[Entries with chart source code]

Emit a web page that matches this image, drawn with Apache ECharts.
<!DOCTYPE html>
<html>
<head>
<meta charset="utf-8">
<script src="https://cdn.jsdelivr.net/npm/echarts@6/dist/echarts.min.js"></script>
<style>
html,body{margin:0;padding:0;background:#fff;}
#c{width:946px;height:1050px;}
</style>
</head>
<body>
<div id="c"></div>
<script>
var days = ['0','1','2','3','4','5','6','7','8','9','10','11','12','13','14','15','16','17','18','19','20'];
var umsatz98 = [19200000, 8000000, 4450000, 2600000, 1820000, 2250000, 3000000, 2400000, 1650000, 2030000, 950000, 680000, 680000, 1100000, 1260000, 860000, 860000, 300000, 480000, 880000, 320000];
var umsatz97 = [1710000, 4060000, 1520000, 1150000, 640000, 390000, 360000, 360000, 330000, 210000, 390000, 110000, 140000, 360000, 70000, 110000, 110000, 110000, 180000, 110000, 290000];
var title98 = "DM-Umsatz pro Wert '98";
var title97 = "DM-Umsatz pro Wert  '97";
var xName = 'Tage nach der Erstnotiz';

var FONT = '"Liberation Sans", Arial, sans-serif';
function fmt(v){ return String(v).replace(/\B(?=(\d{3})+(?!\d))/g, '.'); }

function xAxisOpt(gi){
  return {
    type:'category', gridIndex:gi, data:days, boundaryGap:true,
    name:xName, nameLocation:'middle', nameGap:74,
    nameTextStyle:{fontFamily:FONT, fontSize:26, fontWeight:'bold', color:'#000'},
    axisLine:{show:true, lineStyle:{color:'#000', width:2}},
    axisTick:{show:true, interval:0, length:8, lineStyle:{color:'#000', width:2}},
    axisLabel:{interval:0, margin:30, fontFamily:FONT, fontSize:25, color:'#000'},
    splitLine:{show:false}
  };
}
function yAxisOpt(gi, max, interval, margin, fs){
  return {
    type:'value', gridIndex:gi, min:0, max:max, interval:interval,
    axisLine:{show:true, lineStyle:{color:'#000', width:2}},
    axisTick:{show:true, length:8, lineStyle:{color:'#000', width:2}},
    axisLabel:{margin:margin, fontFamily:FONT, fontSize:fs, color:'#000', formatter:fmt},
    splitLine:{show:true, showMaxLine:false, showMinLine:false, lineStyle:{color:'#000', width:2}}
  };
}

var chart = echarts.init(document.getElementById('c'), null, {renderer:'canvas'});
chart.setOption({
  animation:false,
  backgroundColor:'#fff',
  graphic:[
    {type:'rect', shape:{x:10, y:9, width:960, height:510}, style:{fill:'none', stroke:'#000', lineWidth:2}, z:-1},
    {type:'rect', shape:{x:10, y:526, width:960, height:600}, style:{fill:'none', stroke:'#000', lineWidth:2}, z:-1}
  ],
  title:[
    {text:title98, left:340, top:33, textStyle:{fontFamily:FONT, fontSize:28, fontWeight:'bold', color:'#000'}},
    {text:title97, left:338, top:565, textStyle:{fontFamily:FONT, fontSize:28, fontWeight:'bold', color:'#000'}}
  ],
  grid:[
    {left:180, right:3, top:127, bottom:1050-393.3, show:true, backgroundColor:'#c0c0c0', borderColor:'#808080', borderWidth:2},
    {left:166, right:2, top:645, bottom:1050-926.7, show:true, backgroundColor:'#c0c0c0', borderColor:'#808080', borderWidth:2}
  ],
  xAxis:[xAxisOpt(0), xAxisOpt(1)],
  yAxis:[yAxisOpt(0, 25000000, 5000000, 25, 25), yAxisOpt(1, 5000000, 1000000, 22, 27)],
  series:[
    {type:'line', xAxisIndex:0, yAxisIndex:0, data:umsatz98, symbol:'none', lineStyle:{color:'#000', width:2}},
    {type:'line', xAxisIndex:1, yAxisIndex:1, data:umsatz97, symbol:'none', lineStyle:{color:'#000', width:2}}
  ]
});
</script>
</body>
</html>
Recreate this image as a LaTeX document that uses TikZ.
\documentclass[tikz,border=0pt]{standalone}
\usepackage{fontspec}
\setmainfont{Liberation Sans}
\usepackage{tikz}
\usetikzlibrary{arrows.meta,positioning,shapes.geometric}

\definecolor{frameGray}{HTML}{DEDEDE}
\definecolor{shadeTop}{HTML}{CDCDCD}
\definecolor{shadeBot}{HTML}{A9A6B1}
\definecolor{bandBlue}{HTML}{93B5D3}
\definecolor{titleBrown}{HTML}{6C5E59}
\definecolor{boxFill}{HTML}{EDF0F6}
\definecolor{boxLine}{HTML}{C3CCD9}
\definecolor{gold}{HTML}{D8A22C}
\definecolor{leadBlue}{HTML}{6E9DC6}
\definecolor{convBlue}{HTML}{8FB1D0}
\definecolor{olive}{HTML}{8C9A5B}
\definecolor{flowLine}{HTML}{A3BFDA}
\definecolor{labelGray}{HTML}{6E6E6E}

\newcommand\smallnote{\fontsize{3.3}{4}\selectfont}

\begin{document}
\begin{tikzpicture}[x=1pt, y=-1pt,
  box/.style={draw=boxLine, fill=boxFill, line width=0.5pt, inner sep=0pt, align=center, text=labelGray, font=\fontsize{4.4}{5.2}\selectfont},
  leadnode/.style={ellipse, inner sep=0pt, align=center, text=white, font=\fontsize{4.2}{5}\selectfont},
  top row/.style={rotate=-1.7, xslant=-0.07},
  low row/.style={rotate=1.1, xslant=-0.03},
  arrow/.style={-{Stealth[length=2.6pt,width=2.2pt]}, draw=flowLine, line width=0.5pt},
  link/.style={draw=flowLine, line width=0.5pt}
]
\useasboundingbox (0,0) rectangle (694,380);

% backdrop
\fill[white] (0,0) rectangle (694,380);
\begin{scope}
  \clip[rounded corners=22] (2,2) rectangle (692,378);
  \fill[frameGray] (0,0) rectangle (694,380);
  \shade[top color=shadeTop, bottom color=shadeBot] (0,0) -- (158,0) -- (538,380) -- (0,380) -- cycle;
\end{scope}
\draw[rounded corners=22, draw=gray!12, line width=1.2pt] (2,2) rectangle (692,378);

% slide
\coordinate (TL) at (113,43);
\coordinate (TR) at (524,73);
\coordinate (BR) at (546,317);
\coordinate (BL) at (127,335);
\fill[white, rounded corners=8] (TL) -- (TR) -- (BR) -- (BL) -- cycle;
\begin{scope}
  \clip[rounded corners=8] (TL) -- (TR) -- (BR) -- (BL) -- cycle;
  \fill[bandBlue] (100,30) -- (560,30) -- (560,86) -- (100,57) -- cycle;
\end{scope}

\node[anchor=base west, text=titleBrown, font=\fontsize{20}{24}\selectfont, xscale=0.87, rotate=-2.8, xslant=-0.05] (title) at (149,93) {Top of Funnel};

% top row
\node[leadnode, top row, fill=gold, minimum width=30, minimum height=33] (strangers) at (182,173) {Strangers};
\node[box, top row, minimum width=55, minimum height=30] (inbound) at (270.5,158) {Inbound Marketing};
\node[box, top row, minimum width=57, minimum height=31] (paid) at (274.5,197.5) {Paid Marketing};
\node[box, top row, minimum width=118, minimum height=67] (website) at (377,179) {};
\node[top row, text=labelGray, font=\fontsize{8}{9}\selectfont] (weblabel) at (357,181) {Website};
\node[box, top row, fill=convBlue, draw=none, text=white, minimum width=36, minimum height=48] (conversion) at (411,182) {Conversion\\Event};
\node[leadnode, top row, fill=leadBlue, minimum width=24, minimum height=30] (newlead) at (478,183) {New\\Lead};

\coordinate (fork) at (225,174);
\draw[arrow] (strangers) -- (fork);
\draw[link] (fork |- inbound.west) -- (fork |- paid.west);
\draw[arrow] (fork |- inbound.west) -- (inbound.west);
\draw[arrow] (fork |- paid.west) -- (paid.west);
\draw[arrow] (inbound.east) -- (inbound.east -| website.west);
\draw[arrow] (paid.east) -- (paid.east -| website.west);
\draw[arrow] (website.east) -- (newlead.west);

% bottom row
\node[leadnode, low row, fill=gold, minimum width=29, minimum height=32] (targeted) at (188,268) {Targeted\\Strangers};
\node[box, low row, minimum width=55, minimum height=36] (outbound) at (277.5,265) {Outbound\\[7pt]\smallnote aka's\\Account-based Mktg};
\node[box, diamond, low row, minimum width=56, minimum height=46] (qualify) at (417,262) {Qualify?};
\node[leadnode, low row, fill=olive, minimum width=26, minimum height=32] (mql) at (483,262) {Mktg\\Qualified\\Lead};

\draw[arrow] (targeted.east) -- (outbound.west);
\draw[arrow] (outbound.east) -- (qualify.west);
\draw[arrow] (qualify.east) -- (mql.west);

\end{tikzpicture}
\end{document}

Given exercise -
Each line from the one holding "Recreate this image" to the one holding "width=1.2pt] (2,2) rectangle (692,378);", those two included, is to be transcribed exactly, and no other line.

Solution to this problem -
Recreate this image as a LaTeX document that uses TikZ.
\documentclass[tikz,border=0pt]{standalone}
\usepackage{fontspec}
\setmainfont{Liberation Sans}
\usepackage{tikz}
\usetikzlibrary{arrows.meta,positioning,shapes.geometric}

\definecolor{frameGray}{HTML}{DEDEDE}
\definecolor{shadeTop}{HTML}{CDCDCD}
\definecolor{shadeBot}{HTML}{A9A6B1}
\definecolor{bandBlue}{HTML}{93B5D3}
\definecolor{titleBrown}{HTML}{6C5E59}
\definecolor{boxFill}{HTML}{EDF0F6}
\definecolor{boxLine}{HTML}{C3CCD9}
\definecolor{gold}{HTML}{D8A22C}
\definecolor{leadBlue}{HTML}{6E9DC6}
\definecolor{convBlue}{HTML}{8FB1D0}
\definecolor{olive}{HTML}{8C9A5B}
\definecolor{flowLine}{HTML}{A3BFDA}
\definecolor{labelGray}{HTML}{6E6E6E}

\newcommand\smallnote{\fontsize{3.3}{4}\selectfont}

\begin{document}
\begin{tikzpicture}[x=1pt, y=-1pt,
  box/.style={draw=boxLine, fill=boxFill, line width=0.5pt, inner sep=0pt, align=center, text=labelGray, font=\fontsize{4.4}{5.2}\selectfont},
  leadnode/.style={ellipse, inner sep=0pt, align=center, text=white, font=\fontsize{4.2}{5}\selectfont},
  top row/.style={rotate=-1.7, xslant=-0.07},
  low row/.style={rotate=1.1, xslant=-0.03},
  arrow/.style={-{Stealth[length=2.6pt,width=2.2pt]}, draw=flowLine, line width=0.5pt},
  link/.style={draw=flowLine, line width=0.5pt}
]
\useasboundingbox (0,0) rectangle (694,380);

% backdrop
\fill[white] (0,0) rectangle (694,380);
\begin{scope}
  \clip[rounded corners=22] (2,2) rectangle (692,378);
  \fill[frameGray] (0,0) rectangle (694,380);
  \shade[top color=shadeTop, bottom color=shadeBot] (0,0) -- (158,0) -- (538,380) -- (0,380) -- cycle;
\end{scope}
\draw[rounded corners=22, draw=gray!12, line width=1.2pt] (2,2) rectangle (692,378);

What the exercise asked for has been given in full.